- **Data for processing**
┌──
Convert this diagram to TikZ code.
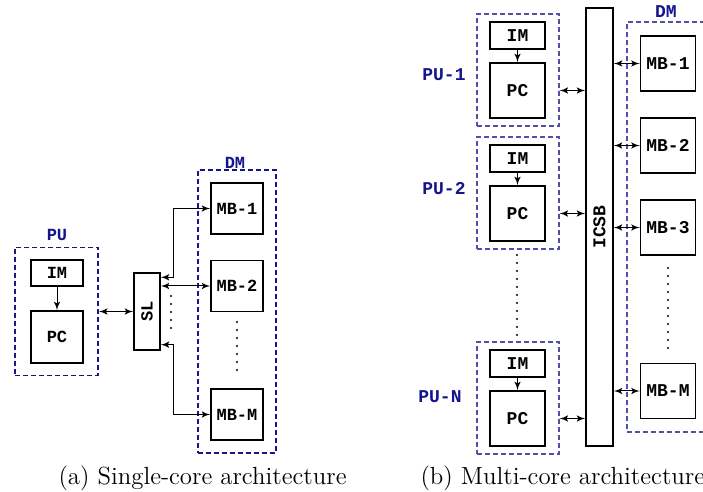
\documentclass[tikz,border=0pt]{standalone}
\usepackage{fontspec}
\newfontfamily\codefont{Liberation Mono}
\usetikzlibrary{shapes,arrows,positioning}
\definecolor{publue}{RGB}{20,20,140}
\definecolor{dashblue}{RGB}{80,80,170}
\newcommand{\labelfont}[1]{\codefont\bfseries\fontsize{#1}{10}\selectfont}

\begin{document}
\begin{tikzpicture}[x=0.5pt, y=-0.5pt, >=latex', line width=0.5pt]
        \tikzstyle{block}=[draw=black, line width=0.7pt, inner sep=0pt, font=\labelfont{8.5}]
        \tikzstyle{bblock}=[block, font=\labelfont{9}]
        \tikzstyle{group}=[draw=publue, line width=0.9pt, dash pattern=on 2.5pt off 1.5pt, inner sep=0pt]
        \tikzstyle{bgroup}=[group, draw=dashblue, line width=0.55pt]
        \tikzstyle{title}=[text=publue, inner sep=0pt, font=\labelfont{8.5}]
        \tikzstyle{btitle}=[title, font=\labelfont{9}]
        \tikzstyle{dots}=[line width=1.1pt, line cap=round, dash pattern=on 0pt off 4pt]
        \tikzstyle{caption}=[anchor=base west, inner sep=0pt, font=\fontsize{12.4}{14}\selectfont]
        \useasboundingbox (0,0) rectangle (703,492);
        \clip (0,0) rectangle (703,492);

        % (a) single core
        \node[group, minimum width=41.5pt, minimum height=64pt]   (sPU) at (56.5,311.5) {};
        \node[title]                                              (sPUt) at (57,235) {PU};
        \node[block, minimum width=26pt, minimum height=13pt]     (sIM) at (57,273) {IM};
        \node[block, minimum width=26pt, minimum height=26pt]     (sPC) at (57,337) {PC};
        \node[block, minimum width=13pt, minimum height=38.5pt]   (sSL) at (147,311.5) {\rotatebox{90}{SL}};
        \node[group, minimum width=39pt, minimum height=141.5pt]  (sDM) at (237,311.5) {};
        \node[title]                                              (sDMt) at (235,163) {DM};
        \node[block, minimum width=26pt, minimum height=25.5pt]   (sMB1) at (237,208.5) {MB-1};
        \node[block, minimum width=26pt, minimum height=25.5pt]   (sMB2) at (237,286) {MB-2};
        \node[block, minimum width=26pt, minimum height=25.5pt]   (sMBM) at (237,414.5) {MB-M};

        \draw[->]  (sIM) -- (sPC);
        \draw[<->] (sPU.east) -- (sSL.west);
        \draw[<->] ([yshift=-2.5pt]sSL.north east) -- ++(13,0) |- (sMB1.west);
        \draw[<->] (sSL.east |- sMB2) -- (sMB2.west);
        \draw[<->] ([yshift=3pt]sSL.south east) -- ++(13,0) |- (sMBM.west);
        \draw[dots] (171,296) -- (171,334);
        \draw[dots] (237,322) -- (237,373);

        % (b) multi core
        \foreach \n/\y/\lx/\ly in {1/14/444/75, 2/137/444/189, N/342/440/397} {
            \node[bgroup, minimum width=41pt, minimum height=56pt]      (mPU\n) at (518,{\y+56}) {};
            \node[bblock, minimum width=27.5pt, minimum height=13.5pt]  (mIM\n) at (517.5,{\y+21.5}) {IM};
            \node[bblock, minimum width=27.5pt, minimum height=27.5pt]  (mPC\n) at (517.5,{\y+76.5}) {PC};
            \node[btitle] (mPUt\n) at (\lx,\ly) {PU-\n};
            \draw[->] (mIM\n) -- (mPC\n);
        }
        \node[bblock, minimum width=13.5pt, minimum height=219pt]  (mBus) at (599.5,227) {\rotatebox{90}{ICSB}};
        \node[bgroup, minimum width=41pt, minimum height=205pt]    (mDM) at (668,227) {};
        \node[btitle]                                              (mDMt) at (666,12) {DM};
        \foreach \n/\y in {1/63.5, 2/145.5, 3/227.5, M/391}
            \node[bblock, minimum width=27.5pt, minimum height=27.5pt] (mMB\n) at (668,\y) {MB-\n};

        \foreach \n in {1,2,N}
            \draw[<->] (mPU\n.east |- mPC\n) -- (mBus.west |- mPC\n);
        \foreach \n in {1,2,3,M}
            \draw[<->] (mBus.east |- mMB\n) -- (mMB\n.west);
        \draw[dots] (517,255) -- (517,337);
        \draw[dots] (668,268) -- (668,349);

        % captions
        \node[caption] (capA) at (58,485) {(a) Single-core architecture};
        \node[caption] (capB) at (420,485) {(b) Multi-core architecture};
    \end{tikzpicture}
\end{document}
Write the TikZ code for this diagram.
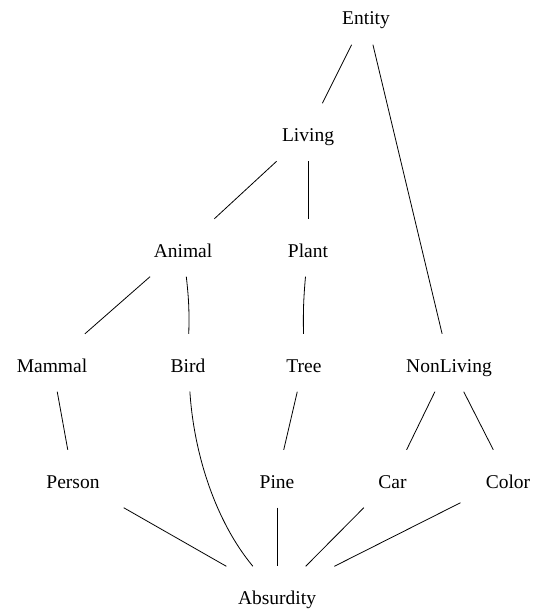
└──
- **Exercise goal**
Transcribe the entries above verbatim, omitting their pictures.

- **Reply to the task**
Convert this diagram to TikZ code.
\documentclass[tikz,border=0pt]{standalone}
\usepackage{fontspec}
\newfontfamily\codefont{Liberation Mono}
\usetikzlibrary{shapes,arrows,positioning}
\definecolor{publue}{RGB}{20,20,140}
\definecolor{dashblue}{RGB}{80,80,170}
\newcommand{\labelfont}[1]{\codefont\bfseries\fontsize{#1}{10}\selectfont}

\begin{document}
\begin{tikzpicture}[x=0.5pt, y=-0.5pt, >=latex', line width=0.5pt]
        \tikzstyle{block}=[draw=black, line width=0.7pt, inner sep=0pt, font=\labelfont{8.5}]
        \tikzstyle{bblock}=[block, font=\labelfont{9}]
        \tikzstyle{group}=[draw=publue, line width=0.9pt, dash pattern=on 2.5pt off 1.5pt, inner sep=0pt]
        \tikzstyle{bgroup}=[group, draw=dashblue, line width=0.55pt]
        \tikzstyle{title}=[text=publue, inner sep=0pt, font=\labelfont{8.5}]
        \tikzstyle{btitle}=[title, font=\labelfont{9}]
        \tikzstyle{dots}=[line width=1.1pt, line cap=round, dash pattern=on 0pt off 4pt]
        \tikzstyle{caption}=[anchor=base west, inner sep=0pt, font=\fontsize{12.4}{14}\selectfont]
        \useasboundingbox (0,0) rectangle (703,492);
        \clip (0,0) rectangle (703,492);

        % (a) single core
        \node[group, minimum width=41.5pt, minimum height=64pt]   (sPU) at (56.5,311.5) {};
        \node[title]                                              (sPUt) at (57,235) {PU};
        \node[block, minimum width=26pt, minimum height=13pt]     (sIM) at (57,273) {IM};
        \node[block, minimum width=26pt, minimum height=26pt]     (sPC) at (57,337) {PC};
        \node[block, minimum width=13pt, minimum height=38.5pt]   (sSL) at (147,311.5) {\rotatebox{90}{SL}};
        \node[group, minimum width=39pt, minimum height=141.5pt]  (sDM) at (237,311.5) {};
        \node[title]                                              (sDMt) at (235,163) {DM};
        \node[block, minimum width=26pt, minimum height=25.5pt]   (sMB1) at (237,208.5) {MB-1};
        \node[block, minimum width=26pt, minimum height=25.5pt]   (sMB2) at (237,286) {MB-2};
        \node[block, minimum width=26pt, minimum height=25.5pt]   (sMBM) at (237,414.5) {MB-M};

        \draw[->]  (sIM) -- (sPC);
        \draw[<->] (sPU.east) -- (sSL.west);
        \draw[<->] ([yshift=-2.5pt]sSL.north east) -- ++(13,0) |- (sMB1.west);
        \draw[<->] (sSL.east |- sMB2) -- (sMB2.west);
        \draw[<->] ([yshift=3pt]sSL.south east) -- ++(13,0) |- (sMBM.west);
        \draw[dots] (171,296) -- (171,334);
        \draw[dots] (237,322) -- (237,373);

        % (b) multi core
        \foreach \n/\y/\lx/\ly in {1/14/444/75, 2/137/444/189, N/342/440/397} {
            \node[bgroup, minimum width=41pt, minimum height=56pt]      (mPU\n) at (518,{\y+56}) {};
            \node[bblock, minimum width=27.5pt, minimum height=13.5pt]  (mIM\n) at (517.5,{\y+21.5}) {IM};
            \node[bblock, minimum width=27.5pt, minimum height=27.5pt]  (mPC\n) at (517.5,{\y+76.5}) {PC};
            \node[btitle] (mPUt\n) at (\lx,\ly) {PU-\n};
            \draw[->] (mIM\n) -- (mPC\n);
        }
        \node[bblock, minimum width=13.5pt, minimum height=219pt]  (mBus) at (599.5,227) {\rotatebox{90}{ICSB}};
        \node[bgroup, minimum width=41pt, minimum height=205pt]    (mDM) at (668,227) {};
        \node[btitle]                                              (mDMt) at (666,12) {DM};
        \foreach \n/\y in {1/63.5, 2/145.5, 3/227.5, M/391}
            \node[bblock, minimum width=27.5pt, minimum height=27.5pt] (mMB\n) at (668,\y) {MB-\n};

        \foreach \n in {1,2,N}
            \draw[<->] (mPU\n.east |- mPC\n) -- (mBus.west |- mPC\n);
        \foreach \n in {1,2,3,M}
            \draw[<->] (mBus.east |- mMB\n) -- (mMB\n.west);
        \draw[dots] (517,255) -- (517,337);
        \draw[dots] (668,268) -- (668,349);

        % captions
        \node[caption] (capA) at (58,485) {(a) Single-core architecture};
        \node[caption] (capB) at (420,485) {(b) Multi-core architecture};
    \end{tikzpicture}
\end{document}
Write the TikZ code for this diagram.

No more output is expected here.